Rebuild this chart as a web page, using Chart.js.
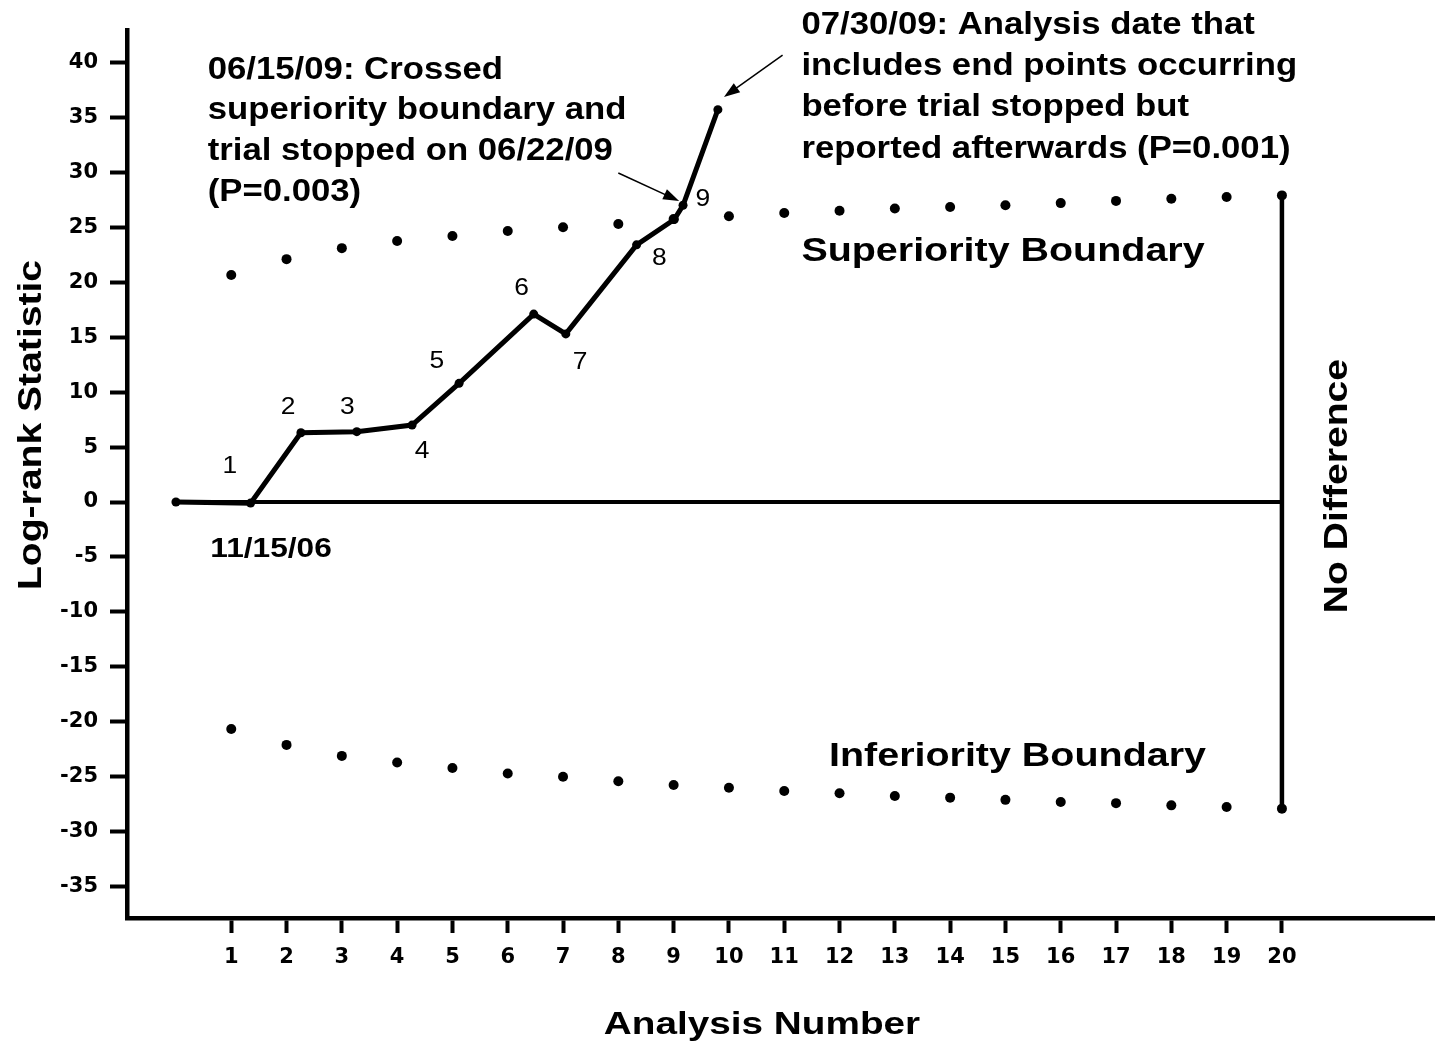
<!DOCTYPE html>
<html>
<head>
<meta charset="utf-8">
<script src="https://cdn.jsdelivr.net/npm/chart.js@4"></script>
<style>
  html, body { margin: 0; padding: 0; background: #fff; }
  canvas { display: block; }
</style>
</head>
<body>
<canvas id="c" width="1439" height="1042"></canvas>
<script>
// ---- Data ----
const xTickValues = [1,2,3,4,5,6,7,8,9,10,11,12,13,14,15,16,17,18,19,20];
const yTickValues = [-35,-30,-25,-20,-15,-10,-5,0,5,10,15,20,25,30,35,40];

const statX = [0, 1.35, 2.26, 3.27, 4.27, 5.12, 6.47, 7.05, 8.33, 9.01, 9.17, 9.8];
const statY = [0, -0.1, 6.3, 6.4, 7.0, 10.8, 17.1, 15.3, 23.4, 25.7, 27.0, 35.7];

const boundaryX = [1,2,3,4,5,6,7,8,9,10,11,12,13,14,15,16,17,18,19,20];
const superiorY = [20.65, 22.1, 23.1, 23.75, 24.2, 24.66, 25.0, 25.3, 25.75, 26.0, 26.3, 26.5, 26.7, 26.85, 27.0, 27.2, 27.4, 27.6, 27.75, 27.9];
const inferiorY = [-20.65, -22.1, -23.1, -23.7, -24.2, -24.7, -25.0, -25.4, -25.75, -26.0, -26.3, -26.5, -26.75, -26.9, -27.1, -27.3, -27.4, -27.6, -27.75, -27.9];

const zeroLineX = [0, 20];
const zeroLineY = [0, 0];
const noDiffX = [20, 20];
const noDiffY = [27.9, -27.9];

const pointLabels = ['1','2','3','4','5','6','7','8','9'];
const pointLabelX = [0.975, 2.03, 3.10, 4.45, 4.72, 6.25, 7.31, 8.74, 9.53];
const pointLabelY = [3.28, 8.64, 8.64, 4.64, 12.83, 19.47, 12.74, 22.2, 27.57];

const note1Lines = ['06/15/09: Crossed', 'superiority boundary and', 'trial stopped on 06/22/09', '(P=0.003)'];
const note2Lines = ['07/30/09: Analysis date that', 'includes end points occurring', 'before trial stopped but', 'reported afterwards (P=0.001)'];

const toPts = (xs, ys) => xs.map((x, i) => ({x: x, y: ys[i]}));

const FAM = '"Liberation Sans", Arial, Helvetica, sans-serif';

// ---- Annotation plugin ----
const annot = {
  id: 'annot',
  afterDatasetsDraw(chart) {
    const c = chart.ctx, sx = chart.scales.x, sy = chart.scales.y;
    const X = v => sx.getPixelForValue(v), Y = v => sy.getPixelForValue(v);
    const txt = (t, x, y, font, stretch, align, rot) => {
      c.save();
      c.translate(x, y);
      if (rot) c.rotate(rot);
      c.scale(stretch, 1);
      c.font = font;
      c.textAlign = align;
      c.fillText(t, 0, 0);
      c.restore();
    };
    c.save();
    c.fillStyle = '#000';
    c.textBaseline = 'middle';

    // point number labels
    pointLabels.forEach((t, i) => txt(t, X(pointLabelX[i]), Y(pointLabelY[i]), '24px ' + FAM, 1.1, 'center'));

    // date under first point
    txt('11/15/06', X(1.72), Y(-4.3), 'bold 28px ' + FAM, 1.13, 'center');

    // notes
    note1Lines.forEach((t, i) => txt(t, X(0.575), Y(39.3) + i * 40.7, 'bold 31px ' + FAM, 1.12, 'left'));
    note2Lines.forEach((t, i) => txt(t, X(11.31), Y(43.4) + i * 41.3, 'bold 31px ' + FAM, 1.12, 'left'));

    // boundary labels
    txt('Superiority Boundary', X(11.31), Y(22.75), 'bold 34px ' + FAM, 1.16, 'left');
    txt('Inferiority Boundary', X(11.81), Y(-23.2), 'bold 34px ' + FAM, 1.16, 'left');

    // arrows
    const arrow = (x1, y1, x2, y2) => {
      const a = X(x1), b = Y(y1), d = X(x2), e = Y(y2);
      const ang = Math.atan2(e - b, d - a);
      c.strokeStyle = '#000'; c.lineWidth = 1.5;
      c.beginPath(); c.moveTo(a, b); c.lineTo(d - 10 * Math.cos(ang), e - 10 * Math.sin(ang)); c.stroke();
      c.beginPath();
      c.moveTo(d, e);
      c.lineTo(d - 16 * Math.cos(ang) + 5.5 * Math.sin(ang), e - 16 * Math.sin(ang) - 5.5 * Math.cos(ang));
      c.lineTo(d - 16 * Math.cos(ang) - 5.5 * Math.sin(ang), e - 16 * Math.sin(ang) + 5.5 * Math.cos(ang));
      c.closePath(); c.fill();
    };
    arrow(8.0, 29.94, 9.1, 27.39);
    arrow(10.97, 40.67, 9.91, 36.85);

    // axis titles and rotated label
    txt('Analysis Number', 762, 1025, 'bold 32px ' + FAM, 1.21, 'center');
    txt('Log-rank Statistic', 32, 425, 'bold 34px ' + FAM, 1.15, 'center', -Math.PI / 2);
    txt('No Difference', X(21.0), Y(1.45), 'bold 34px ' + FAM, 1.15, 'center', -Math.PI / 2);
    c.restore();
  }
};

const tickFont = { family: '"DejaVu Sans", Verdana, sans-serif', size: 21, weight: 'bold' };

new Chart(document.getElementById('c').getContext('2d'), {
  type: 'scatter',
  data: {
    datasets: [
      { data: toPts(statX, statY), showLine: true, borderColor: '#000', borderWidth: 5, pointRadius: 4.5, pointBackgroundColor: '#000', pointBorderWidth: 0, clip: false },
      { data: toPts(boundaryX, superiorY), showLine: false, pointRadius: 5, pointBackgroundColor: '#000', pointBorderWidth: 0, clip: false },
      { data: toPts(boundaryX, inferiorY), showLine: false, pointRadius: 5, pointBackgroundColor: '#000', pointBorderWidth: 0, clip: false },
      { data: toPts(zeroLineX, zeroLineY), showLine: true, borderColor: '#000', borderWidth: 4, pointRadius: 0, clip: false },
      { data: toPts(noDiffX, noDiffY), showLine: true, borderColor: '#000', borderWidth: 4.5, pointRadius: 0, clip: false }
    ]
  },
  options: {
    responsive: false,
    animation: false,
    devicePixelRatio: 1,
    layout: { padding: { top: 30, right: 0, left: 0, bottom: 0 } },
    plugins: { legend: { display: false }, tooltip: { enabled: false } },
    scales: {
      x: {
        type: 'linear', min: -0.885, max: 22.75,
        afterBuildTicks: s => { s.ticks = xTickValues.map(v => ({ value: v })); },
        afterFit: s => { s.height = 124; },
        grid: { drawOnChartArea: false, drawTicks: true, tickLength: 15, tickWidth: 4, color: '#000' },
        border: { color: '#000', width: 4.5 },
        ticks: { color: '#000', font: tickFont, padding: 12, autoSkip: false, maxRotation: 0, callback: v => String(v) }
      },
      y: {
        type: 'linear', min: -37.85, max: 42.95,
        afterBuildTicks: s => { s.ticks = yTickValues.map(v => ({ value: v })); },
        afterFit: s => { s.width = 127; },
        grid: { drawOnChartArea: false, drawTicks: true, tickLength: 17, tickWidth: 4, color: '#000' },
        border: { color: '#000', width: 4.5 },
        ticks: { color: '#000', font: tickFont, padding: 12, autoSkip: false, callback: v => String(v) }
      }
    }
  },
  plugins: [annot]
});
</script>
</body>
</html>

SHORT EXERCISE:
Copy the material shown above in full and exactly. Skip the pictures.

RESULT OF THE TASK:
Rebuild this chart as a web page, using Chart.js.
<!DOCTYPE html>
<html>
<head>
<meta charset="utf-8">
<script src="https://cdn.jsdelivr.net/npm/chart.js@4"></script>
<style>
  html, body { margin: 0; padding: 0; background: #fff; }
  canvas { display: block; }
</style>
</head>
<body>
<canvas id="c" width="1439" height="1042"></canvas>
<script>
// ---- Data ----
const xTickValues = [1,2,3,4,5,6,7,8,9,10,11,12,13,14,15,16,17,18,19,20];
const yTickValues = [-35,-30,-25,-20,-15,-10,-5,0,5,10,15,20,25,30,35,40];

const statX = [0, 1.35, 2.26, 3.27, 4.27, 5.12, 6.47, 7.05, 8.33, 9.01, 9.17, 9.8];
const statY = [0, -0.1, 6.3, 6.4, 7.0, 10.8, 17.1, 15.3, 23.4, 25.7, 27.0, 35.7];

const boundaryX = [1,2,3,4,5,6,7,8,9,10,11,12,13,14,15,16,17,18,19,20];
const superiorY = [20.65, 22.1, 23.1, 23.75, 24.2, 24.66, 25.0, 25.3, 25.75, 26.0, 26.3, 26.5, 26.7, 26.85, 27.0, 27.2, 27.4, 27.6, 27.75, 27.9];
const inferiorY = [-20.65, -22.1, -23.1, -23.7, -24.2, -24.7, -25.0, -25.4, -25.75, -26.0, -26.3, -26.5, -26.75, -26.9, -27.1, -27.3, -27.4, -27.6, -27.75, -27.9];

const zeroLineX = [0, 20];
const zeroLineY = [0, 0];
const noDiffX = [20, 20];
const noDiffY = [27.9, -27.9];

const pointLabels = ['1','2','3','4','5','6','7','8','9'];
const pointLabelX = [0.975, 2.03, 3.10, 4.45, 4.72, 6.25, 7.31, 8.74, 9.53];
const pointLabelY = [3.28, 8.64, 8.64, 4.64, 12.83, 19.47, 12.74, 22.2, 27.57];

const note1Lines = ['06/15/09: Crossed', 'superiority boundary and', 'trial stopped on 06/22/09', '(P=0.003)'];
const note2Lines = ['07/30/09: Analysis date that', 'includes end points occurring', 'before trial stopped but', 'reported afterwards (P=0.001)'];

const toPts = (xs, ys) => xs.map((x, i) => ({x: x, y: ys[i]}));

const FAM = '"Liberation Sans", Arial, Helvetica, sans-serif';

// ---- Annotation plugin ----
const annot = {
  id: 'annot',
  afterDatasetsDraw(chart) {
    const c = chart.ctx, sx = chart.scales.x, sy = chart.scales.y;
    const X = v => sx.getPixelForValue(v), Y = v => sy.getPixelForValue(v);
    const txt = (t, x, y, font, stretch, align, rot) => {
      c.save();
      c.translate(x, y);
      if (rot) c.rotate(rot);
      c.scale(stretch, 1);
      c.font = font;
      c.textAlign = align;
      c.fillText(t, 0, 0);
      c.restore();
    };
    c.save();
    c.fillStyle = '#000';
    c.textBaseline = 'middle';

    // point number labels
    pointLabels.forEach((t, i) => txt(t, X(pointLabelX[i]), Y(pointLabelY[i]), '24px ' + FAM, 1.1, 'center'));

    // date under first point
    txt('11/15/06', X(1.72), Y(-4.3), 'bold 28px ' + FAM, 1.13, 'center');

    // notes
    note1Lines.forEach((t, i) => txt(t, X(0.575), Y(39.3) + i * 40.7, 'bold 31px ' + FAM, 1.12, 'left'));
    note2Lines.forEach((t, i) => txt(t, X(11.31), Y(43.4) + i * 41.3, 'bold 31px ' + FAM, 1.12, 'left'));

    // boundary labels
    txt('Superiority Boundary', X(11.31), Y(22.75), 'bold 34px ' + FAM, 1.16, 'left');
    txt('Inferiority Boundary', X(11.81), Y(-23.2), 'bold 34px ' + FAM, 1.16, 'left');

    // arrows
    const arrow = (x1, y1, x2, y2) => {
      const a = X(x1), b = Y(y1), d = X(x2), e = Y(y2);
      const ang = Math.atan2(e - b, d - a);
      c.strokeStyle = '#000'; c.lineWidth = 1.5;
      c.beginPath(); c.moveTo(a, b); c.lineTo(d - 10 * Math.cos(ang), e - 10 * Math.sin(ang)); c.stroke();
      c.beginPath();
      c.moveTo(d, e);
      c.lineTo(d - 16 * Math.cos(ang) + 5.5 * Math.sin(ang), e - 16 * Math.sin(ang) - 5.5 * Math.cos(ang));
      c.lineTo(d - 16 * Math.cos(ang) - 5.5 * Math.sin(ang), e - 16 * Math.sin(ang) + 5.5 * Math.cos(ang));
      c.closePath(); c.fill();
    };
    arrow(8.0, 29.94, 9.1, 27.39);
    arrow(10.97, 40.67, 9.91, 36.85);

    // axis titles and rotated label
    txt('Analysis Number', 762, 1025, 'bold 32px ' + FAM, 1.21, 'center');
    txt('Log-rank Statistic', 32, 425, 'bold 34px ' + FAM, 1.15, 'center', -Math.PI / 2);
    txt('No Difference', X(21.0), Y(1.45), 'bold 34px ' + FAM, 1.15, 'center', -Math.PI / 2);
    c.restore();
  }
};

const tickFont = { family: '"DejaVu Sans", Verdana, sans-serif', size: 21, weight: 'bold' };

new Chart(document.getElementById('c').getContext('2d'), {
  type: 'scatter',
  data: {
    datasets: [
      { data: toPts(statX, statY), showLine: true, borderColor: '#000', borderWidth: 5, pointRadius: 4.5, pointBackgroundColor: '#000', pointBorderWidth: 0, clip: false },
      { data: toPts(boundaryX, superiorY), showLine: false, pointRadius: 5, pointBackgroundColor: '#000', pointBorderWidth: 0, clip: false },
      { data: toPts(boundaryX, inferiorY), showLine: false, pointRadius: 5, pointBackgroundColor: '#000', pointBorderWidth: 0, clip: false },
      { data: toPts(zeroLineX, zeroLineY), showLine: true, borderColor: '#000', borderWidth: 4, pointRadius: 0, clip: false },
      { data: toPts(noDiffX, noDiffY), showLine: true, borderColor: '#000', borderWidth: 4.5, pointRadius: 0, clip: false }
    ]
  },
  options: {
    responsive: false,
    animation: false,
    devicePixelRatio: 1,
    layout: { padding: { top: 30, right: 0, left: 0, bottom: 0 } },
    plugins: { legend: { display: false }, tooltip: { enabled: false } },
    scales: {
      x: {
        type: 'linear', min: -0.885, max: 22.75,
        afterBuildTicks: s => { s.ticks = xTickValues.map(v => ({ value: v })); },
        afterFit: s => { s.height = 124; },
        grid: { drawOnChartArea: false, drawTicks: true, tickLength: 15, tickWidth: 4, color: '#000' },
        border: { color: '#000', width: 4.5 },
        ticks: { color: '#000', font: tickFont, padding: 12, autoSkip: false, maxRotation: 0, callback: v => String(v) }
      },
      y: {
        type: 'linear', min: -37.85, max: 42.95,
        afterBuildTicks: s => { s.ticks = yTickValues.map(v => ({ value: v })); },
        afterFit: s => { s.width = 127; },
        grid: { drawOnChartArea: false, drawTicks: true, tickLength: 17, tickWidth: 4, color: '#000' },
        border: { color: '#000', width: 4.5 },
        ticks: { color: '#000', font: tickFont, padding: 12, autoSkip: false, callback: v => String(v) }
      }
    }
  },
  plugins: [annot]
});
</script>
</body>
</html>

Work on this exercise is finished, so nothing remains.